Complementing these findings, a Bayesian hierarchical logistic regression was conducted. This Bayesian analysis provided a more nuanced understanding of parameter uncertainty. The posterior mean for the standardized Social Degree coefficient was 0.724 (95% CI: [0.296, 1.203]), which robustly excludes zero. This translates to an odds ratio of approximately exp(0.724)≈2.06, indicating that a one standard deviation increase in social degree is associated with a doubling of the odds of a woman poet publishing an individual collection. In contrast, the posterior mean for Kinship Degree was 0.226 (95% CI: [-0.084, 0.561]), which includes zero.
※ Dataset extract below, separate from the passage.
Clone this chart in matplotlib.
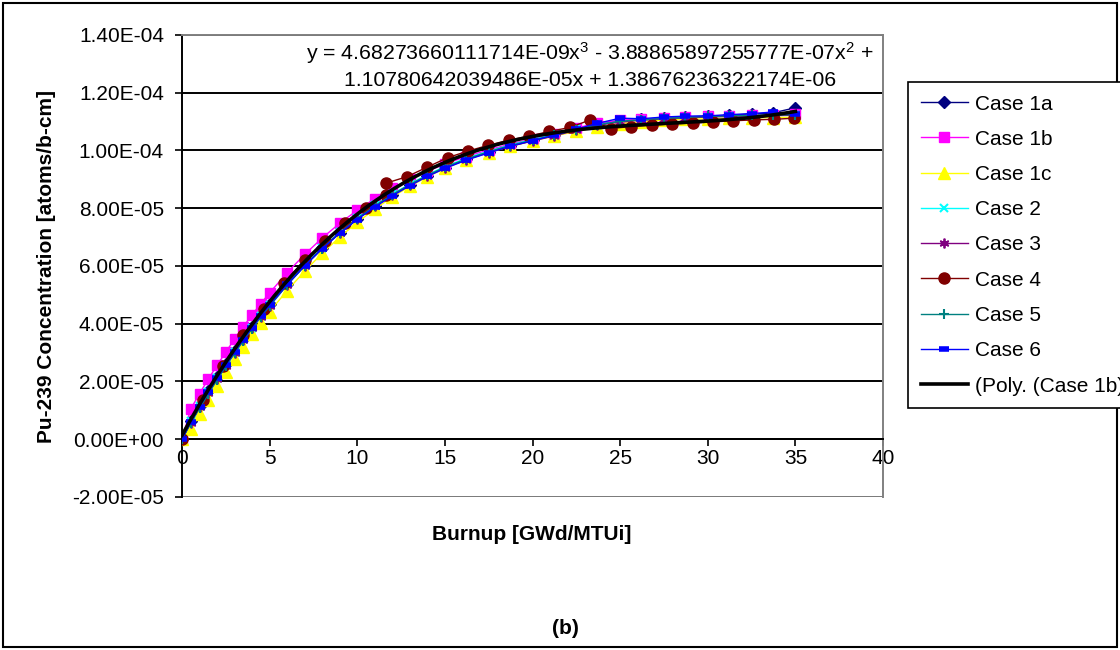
import numpy as np
import matplotlib
matplotlib.use('Agg')
import matplotlib.pyplot as plt
from matplotlib.ticker import FuncFormatter, MultipleLocator
from matplotlib.patches import Rectangle

plt.rcParams['font.family'] = ['Liberation Sans', 'DejaVu Sans']
plt.rcParams['mathtext.fontset'] = 'custom'
plt.rcParams['mathtext.rm'] = 'Liberation Sans'
plt.rcParams['mathtext.it'] = 'Liberation Sans'

# Burnup steps (GWd/MTUi)
burnup = [0, 0.5, 1, 1.5, 2, 2.5, 3, 3.5, 4, 4.5, 5, 6, 7, 8, 9, 10, 11, 12, 13, 14, 15,
          16.2, 17.5, 18.7, 20, 21.2, 22.5, 23.7, 25, 26.2, 27.5, 28.7, 30, 31.2, 32.5, 33.7, 35]
burnup_case4 = [0, 1.17, 2.33, 3.5, 4.66, 5.83, 7.0, 8.16, 9.32, 10.49, 11.65, 11.65, 12.82,
                13.98, 15.15, 16.31, 17.48, 18.64, 19.81, 20.97, 22.14, 23.3, 24.47, 25.63,
                26.8, 27.96, 29.13, 30.29, 31.46, 32.62, 33.79, 34.95]

# Pu-239 concentration, in units of 1E-05 atoms/b-cm
case_1a = [0, 0.64, 1.16, 1.66, 2.14, 2.60, 3.05, 3.48, 3.89, 4.29, 4.67, 5.38, 6.03, 6.62, 7.16,
           7.64, 8.07, 8.46, 8.81, 9.13, 9.41, 9.69, 9.95, 10.16, 10.35, 10.53, 10.73, 10.91,
           11.03, 11.08, 11.13, 11.16, 11.19, 11.22, 11.26, 11.30, 11.48]
case_1b = [0, 1.05, 1.58, 2.08, 2.56, 3.02, 3.47, 3.90, 4.31, 4.70, 5.07, 5.77, 6.40, 6.97, 7.48,
           7.93, 8.33, 8.69, 9.00, 9.28, 9.53, 9.79, 10.02, 10.22, 10.40, 10.58, 10.78, 10.95,
           11.05, 11.08, 11.12, 11.15, 11.18, 11.20, 11.22, 11.24, 11.26]
case_1c = [0, 0.35, 0.86, 1.36, 1.85, 2.32, 2.77, 3.21, 3.63, 4.03, 4.42, 5.15, 5.82, 6.44, 7.00,
           7.51, 7.97, 8.39, 8.76, 9.09, 9.38, 9.68, 9.93, 10.14, 10.33, 10.50, 10.66, 10.82,
           10.93, 11.00, 11.05, 11.08, 11.10, 11.12, 11.13, 11.14, 11.15]
case_2 = [0, 0.62, 1.14, 1.64, 2.12, 2.58, 3.03, 3.46, 3.87, 4.27, 4.65, 5.37, 6.03, 6.63, 7.17,
          7.66, 8.10, 8.49, 8.84, 9.16, 9.44, 9.73, 9.98, 10.19, 10.38, 10.55, 10.74, 10.90,
          11.00, 11.06, 11.10, 11.14, 11.17, 11.19, 11.21, 11.22, 11.23]
case_3 = [0, 0.58, 1.10, 1.60, 2.08, 2.55, 3.00, 3.43, 3.85, 4.25, 4.63, 5.35, 6.01, 6.61, 7.15,
          7.64, 8.07, 8.46, 8.81, 9.12, 9.40, 9.68, 9.93, 10.14, 10.33, 10.50, 10.70, 10.87,
          10.99, 11.05, 11.10, 11.13, 11.16, 11.18, 11.20, 11.21, 11.22]
case_4 = [0, 1.35, 2.55, 3.62, 4.52, 5.42, 6.20, 6.86, 7.48, 8.00, 8.46, 8.87, 9.09, 9.42, 9.75,
          9.98, 10.18, 10.36, 10.50, 10.66, 10.80, 11.06, 10.76, 10.83, 10.88, 10.92, 10.95,
          10.99, 11.03, 11.06, 11.08, 11.12]
case_5 = [0, 0.55, 1.07, 1.57, 2.05, 2.52, 2.97, 3.41, 3.83, 4.23, 4.61, 5.34, 6.00, 6.60, 7.15,
          7.64, 8.08, 8.47, 8.82, 9.14, 9.42, 9.70, 9.96, 10.17, 10.36, 10.53, 10.72, 10.89,
          11.01, 11.07, 11.11, 11.15, 11.18, 11.20, 11.22, 11.23, 11.24]
case_6 = [0, 0.60, 1.13, 1.63, 2.11, 2.57, 3.02, 3.45, 3.87, 4.27, 4.65, 5.36, 6.01, 6.60, 7.13,
          7.61, 8.04, 8.43, 8.78, 9.10, 9.38, 9.66, 9.92, 10.14, 10.34, 10.52, 10.74, 10.94,
          11.12, 11.10, 11.16, 11.19, 11.20, 11.24, 11.28, 11.33, 11.25]

# cubic trendline of Case 1b (Excel)
poly_coef = [4.68273660111714E-09, -3.88865897255777E-07, 1.10780642039486E-05, 1.38676236322174E-06]

fig = plt.figure(figsize=(11.2, 6.5), dpi=100)
ax = fig.add_axes([182 / 1120, 1 - 497 / 650, 701 / 1120, 462 / 650])

series = [
    ('Case 1a', burnup, case_1a, '#000080', 'D', 6.5, 1),
    ('Case 1b', burnup, case_1b, '#FF00FF', 's', 7, 1),
    ('Case 1c', burnup, case_1c, '#FFFF00', '^', 8, 1),
    ('Case 2', burnup, case_2, '#00FFFF', 'x', 6, 1.5),
    ('Case 3', burnup, case_3, '#800080', (6, 2, 0), 7, 1.3),
    ('Case 4', burnup_case4, case_4, '#800000', 'o', 8, 1),
    ('Case 5', burnup, case_5, '#008080', '+', 7, 1.5),
    ('Case 6', burnup, case_6, '#0000FF', '_', 7, 4),
]
for name, x, y, col, mk, ms, mew in series:
    ax.plot(x, np.array(y) * 1e-5, color=col, lw=1, marker=mk, ms=ms, mew=mew,
            mec=col, mfc=col, label=name, zorder=3)

xf = np.linspace(0, 35, 200)
ax.plot(xf, np.polyval(poly_coef, xf), color='black', lw=2.6, label='(Poly. (Case 1b)', zorder=4)

ax.set_xlim(0, 40)
ax.set_ylim(-2e-5, 1.4e-4)
ax.xaxis.set_major_locator(MultipleLocator(5))
ax.yaxis.set_major_locator(MultipleLocator(2e-5))
ax.yaxis.set_major_formatter(FuncFormatter(lambda v, p: f'{v:.2E}'))
ax.yaxis.grid(True, color='black', lw=1.4)
ax.set_axisbelow(True)

ax.spines['bottom'].set_position(('data', 0))
for s in ['left', 'bottom']:
    ax.spines[s].set_color('black')
    ax.spines[s].set_linewidth(1.4)
for s in ['top', 'right']:
    ax.spines[s].set_color('#808080')
    ax.spines[s].set_linewidth(1.4)
ax.axhline(-2e-5, color='#808080', lw=1.4, zorder=1)

ax.tick_params(axis='y', direction='out', length=5, width=1.2, labelsize=15, pad=8)
ax.tick_params(axis='x', direction='out', length=5, width=1.2, labelsize=15, pad=2)

fig.text(590 / 1120, 1 - 53 / 650,
         r'y = 4.68273660111714E-09x$^3$ - 3.88865897255777E-07x$^2$ +',
         ha='center', va='center', fontsize=15.3)
fig.text(590 / 1120, 1 - 80 / 650, '1.10780642039486E-05x + 1.38676236322174E-06',
         ha='center', va='center', fontsize=15.3)

fig.text(532 / 1120, 1 - 534 / 650, 'Burnup [GWd/MTUi]', ha='center', va='center',
         fontsize=15, fontweight='bold')
fig.text(47 / 1120, 1 - 266 / 650, 'Pu-239 Concentration [atoms/b-cm]', ha='center',
         va='center', rotation=90, fontsize=15, fontweight='bold')
fig.text(565 / 1120, 1 - 628 / 650, '(b)', ha='center', va='center', fontsize=15,
         fontweight='bold')

leg = fig.legend(loc='upper left', bbox_to_anchor=(908 / 1120, 1 - 82 / 650),
                 bbox_transform=fig.transFigure, fancybox=False, edgecolor='black',
                 framealpha=1, fontsize=15, handlelength=2.3, handletextpad=0.3,
                 labelspacing=0.78, borderpad=0.6, borderaxespad=0)
leg.get_frame().set_linewidth(1.2)

fig.patches.append(Rectangle((3 / 1120, 3 / 650), 1114 / 1120, 644 / 650,
                             transform=fig.transFigure, fill=False, ec='black', lw=1.5))

fig.savefig('out.png', dpi=100)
While the posterior distribution for kinship degree leaned positive, the evidence for a non-zero effect was not conclusive.
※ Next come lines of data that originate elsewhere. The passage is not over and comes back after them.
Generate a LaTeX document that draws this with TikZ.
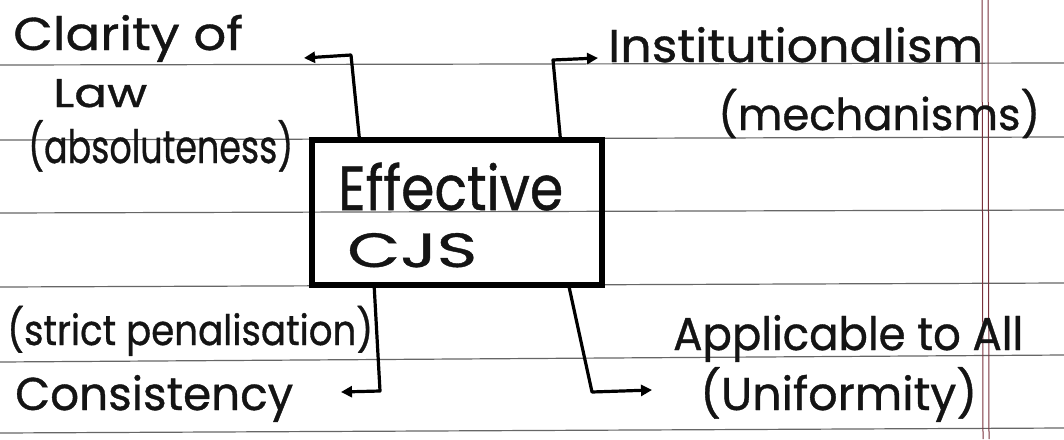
\documentclass[tikz,border=0pt]{standalone}
\usepackage{fontspec}
\usepackage{graphicx}
\setmainfont{Poppins}[FakeBold=0.8]
\usetikzlibrary{arrows.meta}
\newcommand\hwbox[2]{\resizebox{#1pt}{\height}{#2}}
\definecolor{marginred}{RGB}{120,50,60}
\tikzset{
  hand/.style={inner sep=0pt, anchor=base west, text=black!92, font=\fontsize{46}{50}\selectfont},
  rule/.style={draw=black!60, line width=1.2pt},
  marginline/.style={draw=marginred, line width=1pt},
  mainbox/.style={draw=black, line width=5.5pt, rectangle, minimum width=290pt, minimum height=145pt, inner sep=0pt},
  conn/.style={draw=black, line width=3.2pt, line join=round, -{Triangle[length=11pt,width=11pt]}},
}
\begin{document}
\begin{tikzpicture}[x=1pt,y=-1pt]
\useasboundingbox (0,0) rectangle (1064,439);
\fill[white] (0,0) rectangle (1064,439);
% ruled lines
\draw[rule] (0,65) -- (1064,63);
\draw[rule] (0,140) -- (1064,137);
\draw[rule] (0,213) -- (1064,210);
\draw[rule] (0,287) -- (1064,283);
\draw[rule] (0,362) -- (1064,355);
\draw[rule] (0,433) -- (1064,428);
% margin
\draw[marginline] (982,0) -- (983,439);
\draw[marginline] (988,0) -- (989,439);
% main box
\node[mainbox] (cjs) at (457,212.5) {};
\node[hand, font=\fontsize{62}{66}\selectfont] (eff) at (338,210) {\hwbox{225}{Effective}};
\node[hand, font=\fontsize{48}{52}\selectfont] (cjstext) at (347,267) {\hwbox{130}{CJS}};
% texts
\node[hand] (clarity) at (13,50) {\hwbox{230}{Clarity of}};
\node[hand, font=\fontsize{40}{44}\selectfont] (law) at (53,107) {\hwbox{94}{Law}};
\node[hand] (abs) at (28,163) {\hwbox{265}{(absoluteness)}};
\node[hand] (inst) at (608,62) {\hwbox{375}{Institutionalism}};
\node[hand, font=\fontsize{44}{48}\selectfont] (mech) at (718,130) {\hwbox{322}{(mechanisms)}};
\node[hand, font=\fontsize{42}{46}\selectfont] (strict) at (7,345) {\hwbox{366}{(strict penalisation)}};
\node[hand] (cons) at (15,410) {\hwbox{278}{Consistency}};
\node[hand] (app) at (673,350) {\hwbox{350}{Applicable to All}};
\node[hand] (unif) at (700,410) {\hwbox{277}{(Uniformity)}};
% connector coordinates
\coordinate (c1a) at (351,55);
\coordinate (c1b) at (304,58);
\coordinate (c2a) at (553,60);
\coordinate (c2b) at (598,58);
\coordinate (c3a) at (380,391);
\coordinate (c3b) at (341,392);
\coordinate (c4a) at (592,392);
\coordinate (c4b) at (652,390);
\draw[conn] ([xshift=50pt]cjs.north west) -- (c1a) -- (c1b);
\draw[conn] ([xshift=251pt]cjs.north west) -- (c2a) -- (c2b);
\draw[conn] ([xshift=65pt]cjs.south west) -- (c3a) -- (c3b);
\draw[conn] ([xshift=260pt]cjs.south west) -- (c4a) -- (c4b);
\end{tikzpicture}
\end{document}
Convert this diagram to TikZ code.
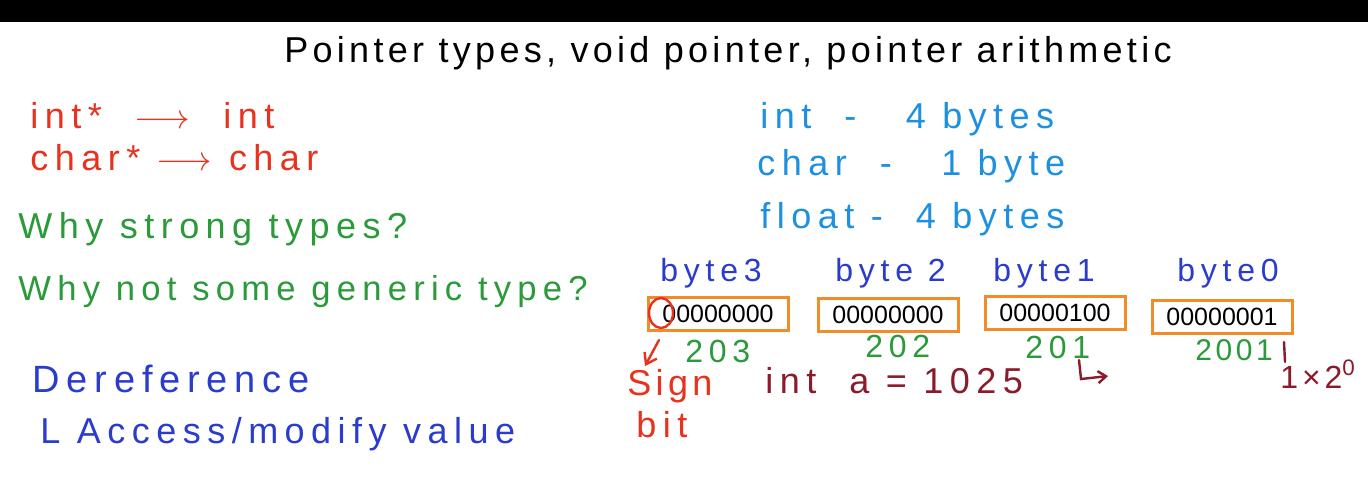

The Bayesian approach, by providing full posterior distributions, not only reinforces the primary finding from the double LASSO regarding the superior importance of social degree but also offers a direct quantification of the uncertainty surrounding these effects. The consistency of the substantive conclusion across these different analytical methodologies strengthens the assertion that non-kin social connections were paramount for women poets’ literary success. Furthermore, the Bayesian model estimated a significant standard deviation for the dynasty-level random intercepts (sigma_dynasty mean: 6.493, 95% CI: [2.417, 9.819]), underscoring substantial historical variation in the baseline opportunities for literary recognition.

2.2 Social Capital in the Chinese Context
In the Chinese context, Lin argues that access to social resources is embedded in hierarchical structures, and that an individual’s position within these networks significantly affects their opportunity structures (Lin 2001). Bian’s research adds a culturally specific perspective, showing that in Chinese society, strong ties and direct personal connections—or guanxi—were often more influential than weak ties, especially in resource acquisition and career advancement (Bian 1997).